The similarities are amazing, especially considering Reddit was one of the succesors of Digg. They can now enable other successors by making stupid decissions and alienating core users.
I wonder if this speaks to the unsustainability of platforms like these, or the cycle can be broken by making good decissions.
“Those who do not learn from history are doomed to repeat it”
Having been there, the part that i’m not seeing much on is the all-out warfare.
Near the end everyone got so goddamn fed up, that we just downvoted everything that wasn’t a direct rebuke of the god-awful redesign (and upvoted some of the most rancid shit you ever did see).
People were stalking the new queues and just nuking everything from orbit.
Got so bad that they had to actively pull in RSS feeds (with downvote special exemptions) just to have something, ANYTHING that wasn’t “FUCK THIS SHIT” or a goatse man, so people just went into the comments to do battle.
Won’t reach that “burn everything” stage just yet, but by golly are they trying…
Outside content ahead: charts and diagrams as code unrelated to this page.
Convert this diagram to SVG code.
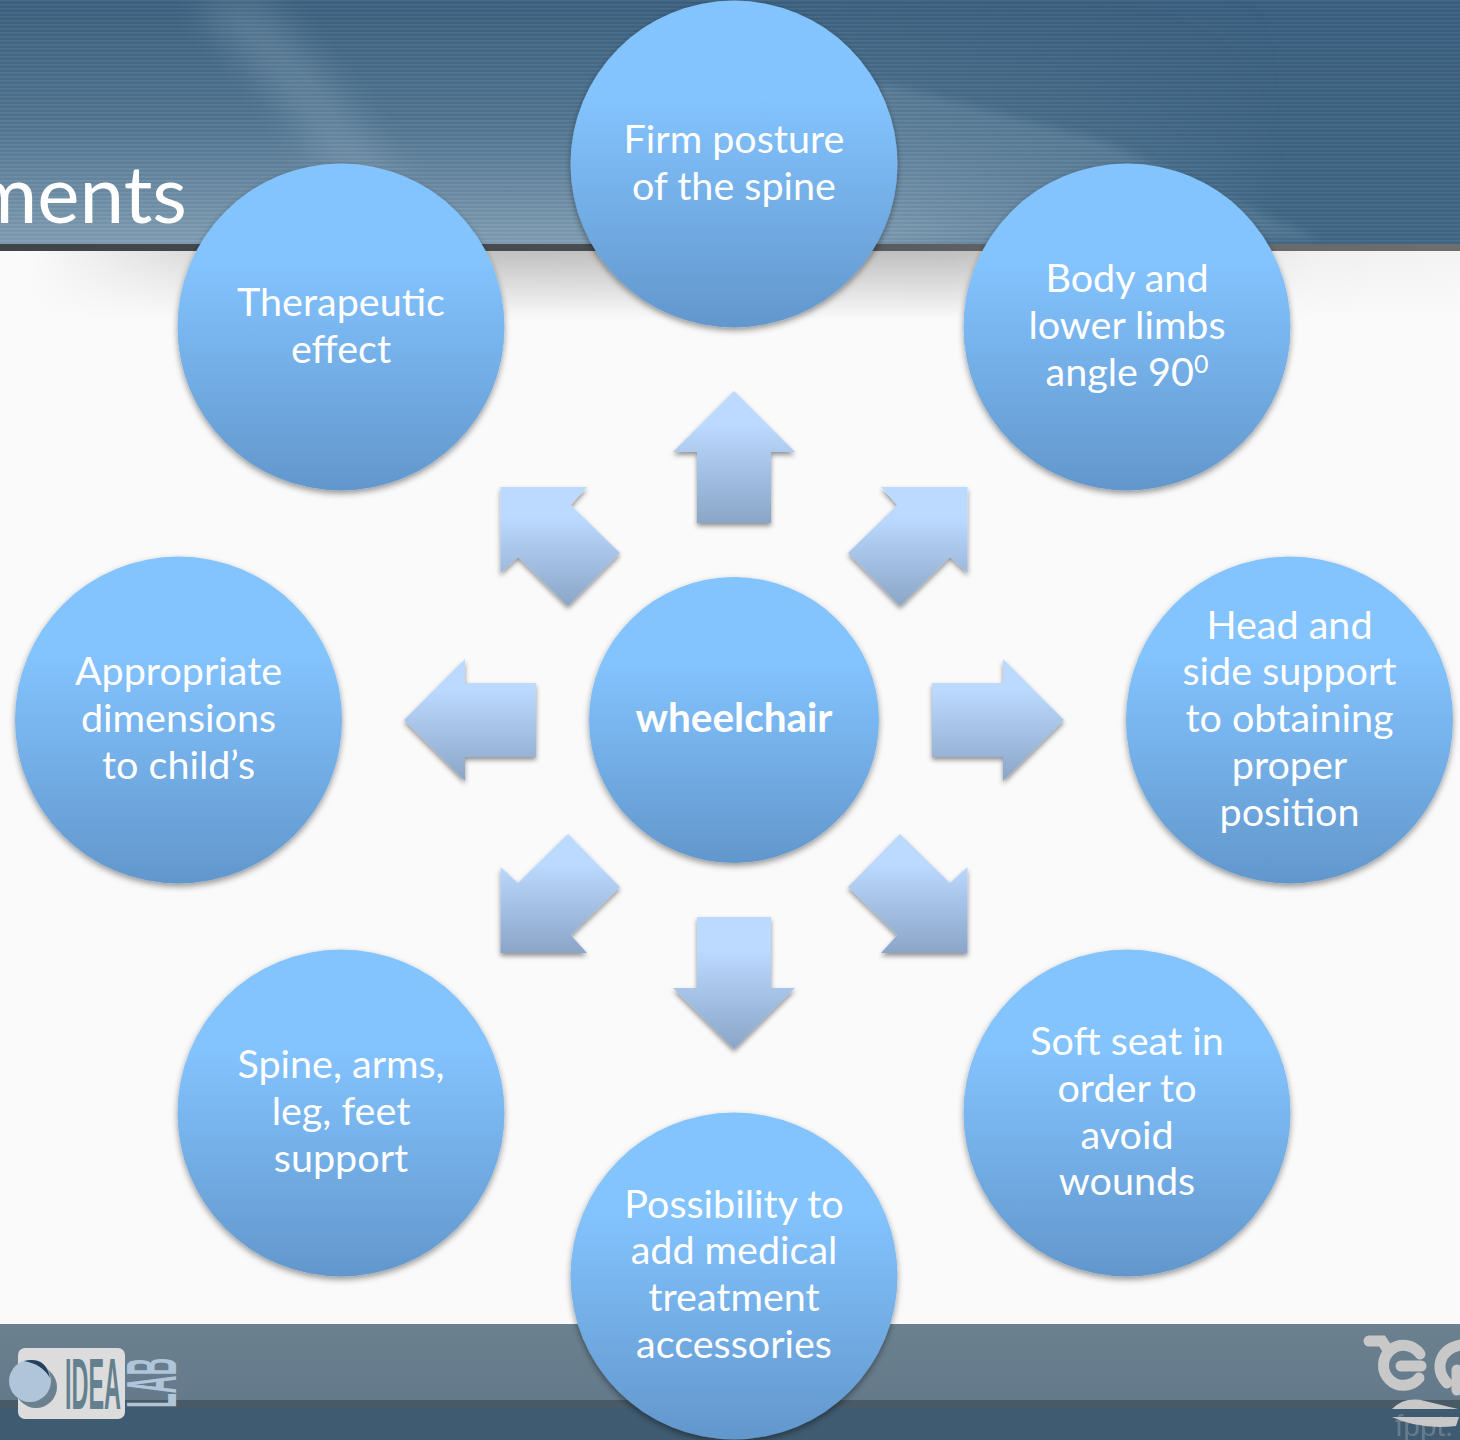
<svg xmlns="http://www.w3.org/2000/svg" width="1460" height="1440" viewBox="0 0 1460 1440">
<style>
.bub{fill:url(#bubble);filter:url(#sh)}
.arr{fill:url(#arrow);filter:url(#sh2)}
.t{font-family:"Lato","Liberation Sans",sans-serif;font-size:39.5px;fill:#fff;text-anchor:middle}
</style>
<defs>
<linearGradient id="bubble" x1="0" y1="0" x2="0" y2="1"><stop offset="0" stop-color="#83c4ff"/><stop offset=".3" stop-color="#83c3fe"/><stop offset="1" stop-color="#6297cc"/></linearGradient>
<linearGradient id="arrow" x1="0" y1="0" x2="0" y2="1"><stop offset="0" stop-color="#bcd9ff"/><stop offset=".25" stop-color="#bcd9ff"/><stop offset="1" stop-color="#8aa5c7"/></linearGradient>
<linearGradient id="head" x1="0" y1="0" x2="0" y2="1"><stop offset="0" stop-color="#3a5f7e"/><stop offset="1" stop-color="#3f6786"/></linearGradient>
<linearGradient id="headL" x1="0" y1="0" x2="0" y2="1"><stop offset="0" stop-color="#a9c0d0" stop-opacity=".02"/><stop offset=".5" stop-color="#a9c0d0" stop-opacity=".2"/><stop offset="1" stop-color="#a9c0d0" stop-opacity=".62"/></linearGradient>
<linearGradient id="fadeR" x1="0" y1="0" x2="1" y2="0"><stop offset="0" stop-color="#fff"/><stop offset=".55" stop-color="#fff"/><stop offset=".7" stop-color="#fff" stop-opacity=".55"/><stop offset=".88" stop-color="#fff" stop-opacity="0"/></linearGradient>
<mask id="headMask"><rect width="1460" height="246" fill="url(#fadeR)"/></mask>
<linearGradient id="foot" x1="0" y1="0" x2="0" y2="1"><stop offset="0" stop-color="#6b818f"/><stop offset="1" stop-color="#64798a"/></linearGradient>
<linearGradient id="shadeV" x1="0" y1="0" x2="0" y2="1"><stop offset="0" stop-color="#b8b8b8"/><stop offset="1" stop-color="#fafafa"/></linearGradient>
<linearGradient id="shadeH" x1="0" y1="0" x2="1" y2="0"><stop offset="0" stop-color="#fafafa"/><stop offset=".02" stop-color="#fafafa"/><stop offset=".22" stop-color="#fafafa" stop-opacity=".15"/><stop offset=".65" stop-color="#fafafa" stop-opacity=".1"/><stop offset=".9" stop-color="#fafafa" stop-opacity=".85"/><stop offset="1" stop-color="#fafafa" stop-opacity=".9"/></linearGradient>
<linearGradient id="lineH" x1="0" y1="0" x2="1" y2="0"><stop offset="0" stop-color="#3f4448"/><stop offset=".45" stop-color="#4a4e52"/><stop offset=".7" stop-color="#616366"/><stop offset="1" stop-color="#6e6e6e"/></linearGradient>
<pattern id="stripes" width="4" height="4" patternUnits="userSpaceOnUse"><rect width="4" height="1.500" fill="#fff" opacity=".05"/><rect y="2" width="4" height="1.500" fill="#000" opacity=".04"/></pattern>
<filter id="sh" x="-10%" y="-10%" width="120%" height="120%"><feDropShadow dx="0" dy="3" stdDeviation="3" flood-color="#000" flood-opacity=".4"/></filter>
<filter id="sh2" x="-15%" y="-15%" width="130%" height="130%"><feDropShadow dx="0" dy="3" stdDeviation="2.500" flood-color="#000" flood-opacity=".42"/></filter>
<filter id="blur" x="-20%" y="-20%" width="140%" height="140%"><feGaussianBlur stdDeviation="16"/></filter>
<filter id="blurS" x="-5%" y="-20%" width="110%" height="140%"><feGaussianBlur stdDeviation="4"/></filter>
<clipPath id="hc"><rect width="1460" height="246"/></clipPath>
</defs>
<g id="background">
<rect width="1460" height="1440" fill="#fafafa"/>
<rect width="1460" height="246" fill="url(#head)"/>
<g clip-path="url(#hc)">
<rect width="1460" height="246" fill="url(#headL)" mask="url(#headMask)"/>
<path d="M190 0L265 0L340 90L420 210L340 190L270 90Z" fill="#a9c0d0" opacity=".22" filter="url(#blur)"/>
<path d="M880 82L1100 140L1320 240H880Z" fill="#a9c0d0" opacity=".16" filter="url(#blurS)"/>
</g>
<rect width="1460" height="246" fill="url(#stripes)"/>
<rect y="244" width="1460" height="7" fill="url(#lineH)"/>
<rect y="251" width="1460" height="68" fill="url(#shadeV)"/>
<rect y="251" width="1460" height="70" fill="url(#shadeH)"/>
<rect y="1324" width="1460" height="76" fill="url(#foot)"/>
<rect y="1400" width="1460" height="8" fill="#475a66"/>
<rect y="1408" width="1460" height="32" fill="#3f5b71"/>
<text x="187" y="223" font-family="Lato,'Liberation Sans',sans-serif" font-size="80" fill="#fff" text-anchor="end">ments</text>
</g>
<g id="logo-left">
<rect x="18" y="1348" width="107" height="71" rx="7" fill="#dcdcdc"/>
<circle cx="36" cy="1387" r="21" fill="#6b818f"/>
<circle cx="30" cy="1381" r="21" fill="#b0c4da"/>
<path d="M24 1361Q46 1356 50 1378Q42 1364 24 1361Z" fill="#25405c"/>
<text x="65" y="1409" font-family="'Liberation Sans',sans-serif" font-weight="700" font-size="72" fill="#64808f" textLength="56" lengthAdjust="spacingAndGlyphs">IDEA</text>
<text transform="translate(176,1408) rotate(-90)" font-family="'Liberation Sans',sans-serif" font-weight="700" font-size="70" fill="#b0c4da" textLength="50" lengthAdjust="spacingAndGlyphs">LAB</text>
</g>
<g id="logo-right" fill="none" stroke="#c8c8c8" stroke-width="11" stroke-linecap="round">
<text x="1395" y="1436" font-family="'Liberation Sans',sans-serif" font-size="30" fill="#8e9ea8" stroke="none" opacity=".5">fppt.</text>
<path d="M1369 1341H1382L1388 1350"/>
<path d="M1420 1354A20 20 0 1 0 1419 1378"/>
<path d="M1401 1366H1421"/>
<path d="M1447 1383C1435 1370 1438 1350 1460 1345"/>
<path d="M1457 1370V1390"/>
<path d="M1392 1409Q1405 1396 1425 1401L1458 1409Z" fill="#c8c8c8" stroke="none"/>
<path d="M1392 1417H1459L1456 1426Q1420 1430 1392 1417Z" fill="#c8c8c8" stroke="none"/>
</g>
<g id="connectors">
<path class="arr" d="M734 391L795 452H771V523H697V452H673Z"/>
<path class="arr" d="M500.500 487H587L570.700 505L620 553L568 606L518 557L500.500 573Z"/>
<path class="arr" d="M967.500 487H881L897.300 505L848 553L900 606L950 557L967.500 573Z"/>
<path class="arr" d="M404 720L465 659V683H536V757H465V781Z"/>
<path class="arr" d="M1064 720L1003 659V683H932V757H1003V781Z"/>
<path class="arr" d="M500.500 953H587L570.700 935L620 887L568 834L518 883L500.500 867Z"/>
<path class="arr" d="M967.500 953H881L897.300 935L848 887L900 834L950 883L967.500 867Z"/>
<path class="arr" d="M734 1049L795 988H771V917H697V988H673Z"/>
</g>
<g id="n-top"><circle class="bub" cx="734" cy="164" r="163.500"/><text class="t" x="734" y="153">Firm posture</text><text class="t" x="734" y="200">of the spine</text></g>
<g id="n-ne"><circle class="bub" cx="1127" cy="327" r="163.500"/><text class="t" x="1127" y="292">Body and</text><text class="t" x="1127" y="339">lower limbs</text><text class="t" x="1127" y="386">angle 90<tspan font-size="25" dy="-13">0</tspan></text></g>
<g id="n-e"><circle class="bub" cx="1289.500" cy="720" r="163.500"/><text class="t" x="1289.500" y="639">Head and</text><text class="t" x="1289.500" y="685">side support</text><text class="t" x="1289.500" y="732">to obtaining</text><text class="t" x="1289.500" y="779">proper</text><text class="t" x="1289.500" y="826">position</text></g>
<g id="n-se"><circle class="bub" cx="1127" cy="1113" r="163.500"/><text class="t" x="1127" y="1055">Soft seat in</text><text class="t" x="1127" y="1102">order to</text><text class="t" x="1127" y="1149">avoid</text><text class="t" x="1127" y="1195">wounds</text></g>
<g id="n-s"><circle class="bub" cx="734" cy="1276" r="163.500"/><text class="t" x="734" y="1218">Possibility to</text><text class="t" x="734" y="1264">add medical</text><text class="t" x="734" y="1311">treatment</text><text class="t" x="734" y="1358">accessories</text></g>
<g id="n-sw"><circle class="bub" cx="341" cy="1113" r="163.500"/><text class="t" x="341" y="1078">Spine, arms,</text><text class="t" x="341" y="1125">leg, feet</text><text class="t" x="341" y="1172">support</text></g>
<g id="n-w"><circle class="bub" cx="178.500" cy="720" r="163.500"/><text class="t" x="178.500" y="685">Appropriate</text><text class="t" x="178.500" y="732">dimensions</text><text class="t" x="178.500" y="779">to child’s</text></g>
<g id="n-nw"><circle class="bub" cx="341" cy="327" r="163.500"/><text class="t" x="341" y="316">Therapeutic</text><text class="t" x="341" y="363">effect</text></g>
<g id="n-center"><ellipse class="bub" cx="734" cy="720" rx="145" ry="143"/><text class="t" x="734" y="732" font-weight="700" style="font-size:40.500px">wheelchair</text></g>
</svg>
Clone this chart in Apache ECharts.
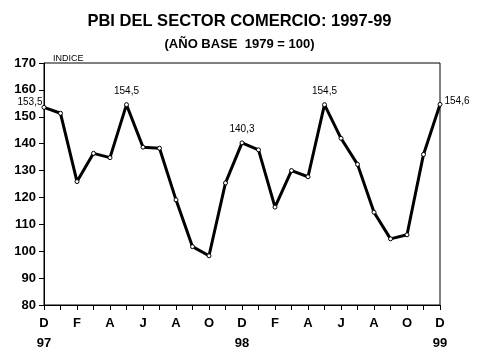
<!DOCTYPE html>
<html><head><meta charset="utf-8">
<script src="https://cdn.jsdelivr.net/npm/echarts@6/dist/echarts.min.js"></script>
<style>html,body{margin:0;padding:0;background:#fff}#c{width:479px;height:359px}</style>
</head><body><div id="c"></div>
<script>
const months = ['D','E','F','M','A','M','J','J','A','S','O','N','D','E','F','M','A','M','J','J','A','S','O','N','D'];
const years = {0:'97',12:'98',24:'99'};
const values = [153.5,151.3,125.9,136.4,134.8,154.5,138.7,138.3,119.1,101.7,98.3,125.4,140.3,137.7,116.4,130.0,127.7,154.5,142.0,132.3,114.5,104.6,106.1,136.0,154.6];
const labelIdx = {0:'left',5:'top',12:'top',17:'top',24:'right'};
const yTicks = [80,90,100,110,120,130,140,150,160,170];

const chart = echarts.init(document.getElementById('c'));
const cats = months.map((m,i)=>i);
chart.setOption({
  animation:false,
  title:[
    {text:'PBI DEL SECTOR COMERCIO: 1997-99',left:'center',top:8,textStyle:{fontFamily:'Liberation Sans, Arial',fontSize:16.5,fontWeight:'bold',color:'#000'}},
    {text:'(AÑO BASE  1979 = 100)',left:'center',top:33,textStyle:{fontFamily:'Liberation Sans, Arial',fontSize:13,fontWeight:'bold',color:'#000'}},
    {text:'INDICE',left:48,top:49,textStyle:{fontFamily:'Liberation Sans, Arial',fontSize:9,fontWeight:'normal',color:'#000'}}
  ],
  grid:{left:44,right:39,top:63,bottom:54,show:true,borderColor:'#000',borderWidth:1,backgroundColor:'transparent'},
  xAxis:{type:'category',data:cats,boundaryGap:false,
    axisLine:{lineStyle:{color:'#000',width:1}},
    axisTick:{interval:0,length:5,lineStyle:{color:'#000'}},
    axisLabel:{interval:1,margin:8,fontFamily:'Liberation Sans, Arial',fontSize:13,fontWeight:'bold',color:'#000',lineHeight:20,
      formatter:(v,i)=>{const idx=+v;return months[idx]+(years[idx]?'\n'+years[idx]:'\n ');}},
    splitLine:{show:false}},
  yAxis:{type:'value',min:yTicks[0],max:yTicks[yTicks.length-1],interval:10,
    axisLine:{show:true,lineStyle:{color:'#000'}},
    axisTick:{show:true,length:5,lineStyle:{color:'#000'}},
    axisLabel:{margin:8,fontFamily:'Liberation Sans, Arial',fontSize:13,fontWeight:'bold',color:'#000'},
    splitLine:{show:false}},
  series:[{type:'line',data:values.map((v,i)=>{
      const o={value:v};
      if(labelIdx[i]){o.label={show:true,position:labelIdx[i],distance:labelIdx[i]==='left'?1:(labelIdx[i]==='right'?2:6),
        offset:i===0?[2,-5]:(i===24?[0,-3]:[0,0]),
        formatter:String(v.toFixed(1)).replace('.',',')};}
      return o;}),
    symbol:'circle',symbolSize:4,showAllSymbol:true,
    itemStyle:{color:'#fff',borderColor:'#000',borderWidth:1},
    lineStyle:{color:'#000',width:3},
    label:{fontFamily:'Liberation Sans, Arial',fontSize:10,color:'#000'},
    z:3}]
});
</script></body></html>
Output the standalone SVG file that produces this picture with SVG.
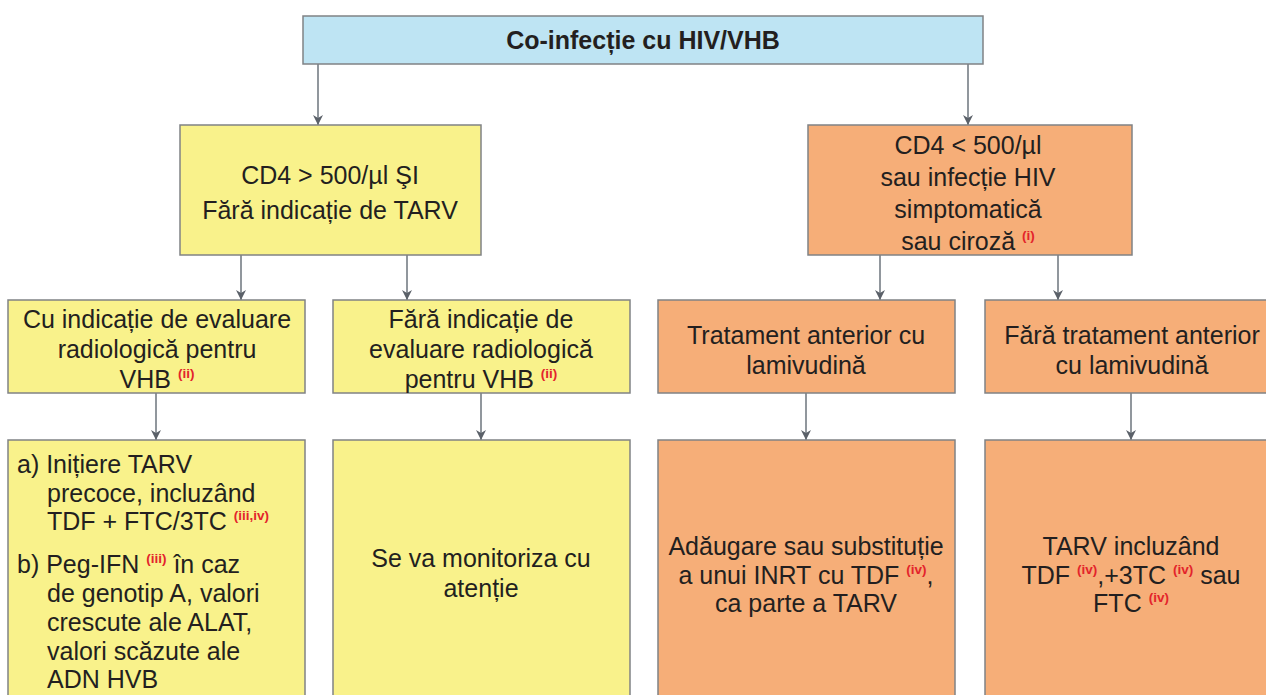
<svg xmlns="http://www.w3.org/2000/svg" width="1266" height="695" viewBox="0 0 1266 695">
  <style>
    .box { stroke: #808285; stroke-width: 1.5; }
    .blue { fill: #bee4f3; }
    .yellow { fill: #f9f28b; }
    .orange { fill: #f6ae78; }
    .t { font-family: "Liberation Sans", Arial, sans-serif; font-size: 25px; fill: #231f20; text-anchor: middle; }
    .tl { font-family: "Liberation Sans", Arial, sans-serif; font-size: 25px; fill: #231f20; }
    .title { font-family: "Liberation Sans", Arial, sans-serif; font-size: 25px; font-weight: bold; fill: #231f20; text-anchor: middle; }
    .sup { font-size: 13.5px; font-weight: bold; fill: #e3242b; }
    .conn line { stroke: #6d747c; stroke-width: 1.5; marker-end: url(#arrow); }
  </style>
  <defs>
    <marker id="arrow" viewBox="0 0 10 10" refX="10" refY="5" markerWidth="10" markerHeight="10" markerUnits="userSpaceOnUse" orient="auto">
      <path d="M0,0 L10,5 L0,10 L3,5 Z" fill="#5b6169"/>
    </marker>
  </defs>

  <rect width="1266" height="695" fill="#ffffff"/>

  <!-- connectors -->
  <g id="connectors" class="conn">
    <line x1="318" y1="64" x2="318" y2="125"/>
    <line x1="968" y1="64" x2="968" y2="125"/>
    <line x1="241" y1="255" x2="241" y2="300"/>
    <line x1="407" y1="255" x2="407" y2="300"/>
    <line x1="880" y1="255" x2="880" y2="300"/>
    <line x1="1058" y1="255" x2="1058" y2="300"/>
    <line x1="156" y1="393" x2="156" y2="440"/>
    <line x1="481" y1="393" x2="481" y2="440"/>
    <line x1="806" y1="393" x2="806" y2="440"/>
    <line x1="1131" y1="393" x2="1131" y2="440"/>
  </g>

  <!-- root -->
  <g id="root">
    <rect class="box blue" x="303" y="16" width="680" height="48"/>
    <text class="title" x="643" y="49">Co-infecție cu HIV/VHB</text>
  </g>

  <!-- level 1 -->
  <g id="cd4-high">
    <rect class="box yellow" x="180" y="125" width="301" height="130"/>
    <text class="t" x="330" y="184">CD4 &gt; 500/µl ŞI</text>
    <text class="t" x="330" y="219">Fără indicație de TARV</text>
  </g>

  <g id="cd4-low">
    <rect class="box orange" x="808" y="125" width="324" height="130"/>
    <text class="t" x="968" y="154">CD4 &lt; 500/µl</text>
    <text class="t" x="968" y="186">sau infecție HIV</text>
    <text class="t" x="968" y="218">simptomatică</text>
    <text class="t" x="968" y="250">sau ciroză <tspan class="sup" dy="-10">(i)</tspan></text>
  </g>

  <!-- level 2 -->
  <g id="with-eval">
    <rect class="box yellow" x="8" y="300" width="297" height="93"/>
    <text class="t" x="157" y="328">Cu indicație de evaluare</text>
    <text class="t" x="157" y="358">radiologică pentru</text>
    <text class="t" x="157" y="388">VHB <tspan class="sup" dy="-10">(ii)</tspan></text>
  </g>

  <g id="without-eval">
    <rect class="box yellow" x="333" y="300" width="297" height="93"/>
    <text class="t" x="481" y="328">Fără indicație de</text>
    <text class="t" x="481" y="358">evaluare radiologică</text>
    <text class="t" x="481" y="388">pentru VHB <tspan class="sup" dy="-10">(ii)</tspan></text>
  </g>

  <g id="prior-lam">
    <rect class="box orange" x="658" y="300" width="297" height="93"/>
    <text class="t" x="806" y="344">Tratament anterior cu</text>
    <text class="t" x="806" y="374">lamivudină</text>
  </g>

  <g id="no-prior-lam">
    <rect class="box orange" x="985" y="300" width="300" height="93"/>
    <text class="t" x="1132" y="344">Fără tratament anterior</text>
    <text class="t" x="1132" y="374">cu lamivudină</text>
  </g>

  <!-- level 3 -->
  <g id="early-tarv">
    <rect class="box yellow" x="8" y="440" width="297" height="270"/>
    <text class="tl" x="17" y="473">a) Inițiere TARV</text>
    <text class="tl" x="47" y="502">precoce, incluzând</text>
    <text class="tl" x="47" y="530">TDF + FTC/3TC <tspan class="sup" dy="-10">(iii,iv)</tspan></text>
    <text class="tl" x="17" y="573">b) Peg-IFN <tspan class="sup" dy="-10">(iii)</tspan><tspan dy="10"> în caz</tspan></text>
    <text class="tl" x="47" y="602">de genotip A, valori</text>
    <text class="tl" x="47" y="631">crescute ale ALAT,</text>
    <text class="tl" x="47" y="660">valori scăzute ale</text>
    <text class="tl" x="47" y="688">ADN HVB</text>
  </g>

  <g id="monitor">
    <rect class="box yellow" x="333" y="440" width="297" height="270"/>
    <text class="t" x="481" y="567">Se va monitoriza cu</text>
    <text class="t" x="481" y="597">atenție</text>
  </g>

  <g id="add-tdf">
    <rect class="box orange" x="658" y="440" width="297" height="270"/>
    <text class="t" x="806" y="555">Adăugare sau substituție</text>
    <text class="t" x="806" y="584">a unui INRT cu TDF <tspan class="sup" dy="-10">(iv)</tspan><tspan dy="10">,</tspan></text>
    <text class="t" x="806" y="612">ca parte a TARV</text>
  </g>

  <g id="tarv-tdf">
    <rect class="box orange" x="985" y="440" width="300" height="270"/>
    <text class="t" x="1131" y="555">TARV incluzând</text>
    <text class="t" x="1131" y="584">TDF <tspan class="sup" dy="-10">(iv)</tspan><tspan dy="10">,+3TC </tspan><tspan class="sup" dy="-10">(iv)</tspan><tspan dy="10"> sau</tspan></text>
    <text class="t" x="1131" y="612">FTC  <tspan class="sup" dy="-10">(iv)</tspan></text>
  </g>
</svg>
I’m not seeing organization by the users in this case to do something like that, though it would be warranted and I’d personally take part in it, given that all the content in Reddit belongs to the users, and the users should have a say
I made some comments over the weekend about moving to kbin.social and the comments were removed. I feel like those of us already over here got out on one of the first escape pods; and now that we’re safe on the new planet, we can likely use some of that excess fuel to bring more refugees in. There’s just a risk of having your comment going to the store to buy a gallon of milk and buy a pack of smokes, or who knows, maybe they’ll start deleting coyote accounts.